Зато у моей сестры в этом смысле все было отлично.

Мы погодки – Жанна старше на год. Сестра училась в финансово-экономическом: с детства любила математику. Будущий муж Илья был ее одногруппником. Как они всем рассказывали, это была любовь с первого взгляда. Как сели за одну парту в сентябре, так и поженились в конце первого курса.

Сестра с мужем во многом повторили судьбу наших родителей. Жанна недолго поработала в какой-то фирме бухгалтером, а потом осела дома. У Ильи светлая голова: финансовый советник в крупной компании, он зарабатывал какие-то немыслимые деньги и все их, как наш папа, тратил на семью и дом.

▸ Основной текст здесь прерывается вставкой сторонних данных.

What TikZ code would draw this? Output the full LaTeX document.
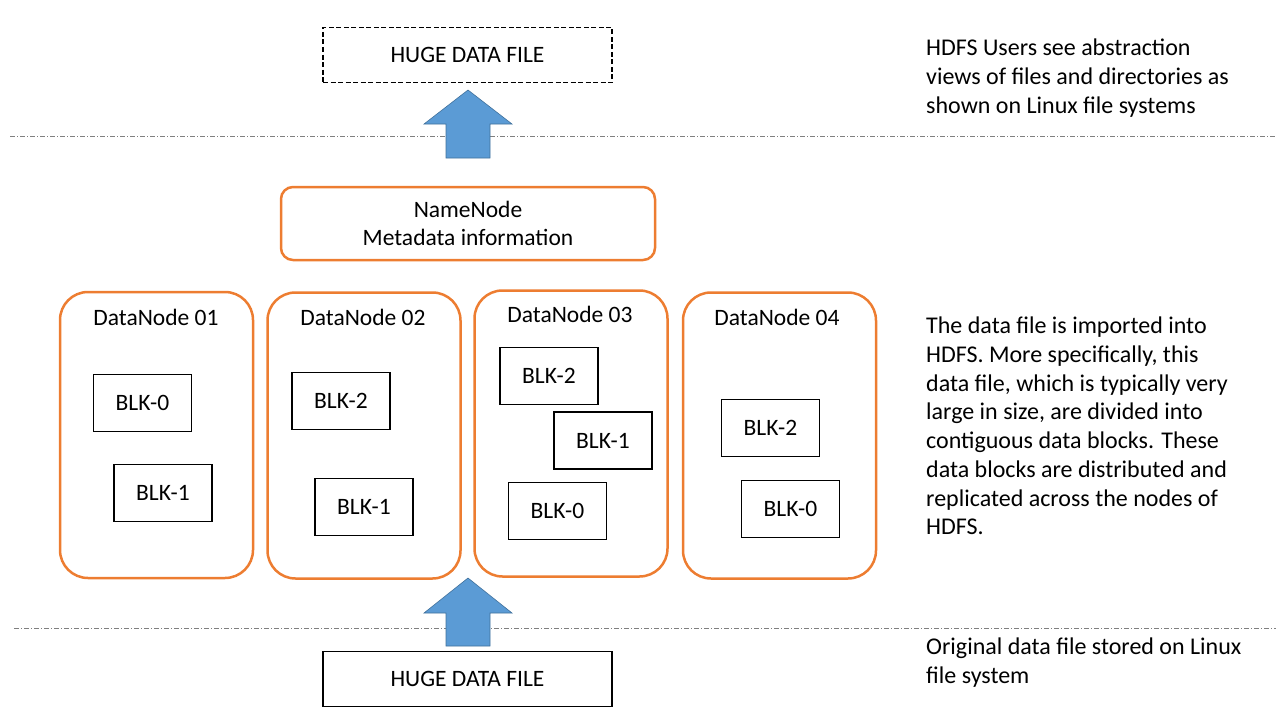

Сначала Илья и Жанна жили в Казани, но потом, к огромной радости родителей, перебрались в Ягодное. Отстроили домище в новой части поселка, которая сейчас активно заселяется. Если подняться на второй этаж, открывается фантастический вид на Волгу. Река далековато, пешком почти полчаса, но видно ее прекрасно: Ягодное расположено на возвышенности.

Пишу все это и понимаю, что мне доставляет болезненное удовольствие вспоминать о былом. О том, что никогда уже не вернется. О том, как все было до того, как от нашей семьи остались одни обломки.

Мы были очень счастливы – все вместе и каждый на свой лад. У нас была дружная семья, никто ни на кого не держал зла. Ни у кого не было камня за пазухой или фигуры из трех пальцев в кармане. Потом родилась Даша – и все хорошее стало еще лучше.

Дашуля поразила меня в самое сердце. Не знаю, каково это – любить собственного ребенка, но если это еще более сильное чувство, то, боюсь, такого мне не выдержать. Я любила и маму, и папу, и Жанну, и Илью, но то, что испытала, когда впервые увидела крошечную племяшку, было сравнимо с ударом молнии: что-то ярко полыхнуло в моей душе, и я поняла – за эту девочку мне не жалко отдать жизнь.

Есть такая пословица: «Скрипучее дерево два века стоит, а крепкое валится». Кто болеет и жалуется, обычно живет дольше, тогда как здоровый, сильный человек часто уходит в одночасье. В этом определенно имеется зерно истины.

Иногда мне кажется, мы сами себя сглазили. Были слишком довольны и счастливы, думали, что ничего плохого просто не может свершиться. Только не с нами! Может, если бы в нашей семье чередой шли конфликты и ссоры, не было согласия и лада, мы восприняли бы все, что случилось, иначе. Постоянно ждали бы подножки от судьбы, были закалены в боях – и умели бы правильно реагировать на несчастья. Мы же оказались совершенно не готовы к тому, что обрушилось на наши головы.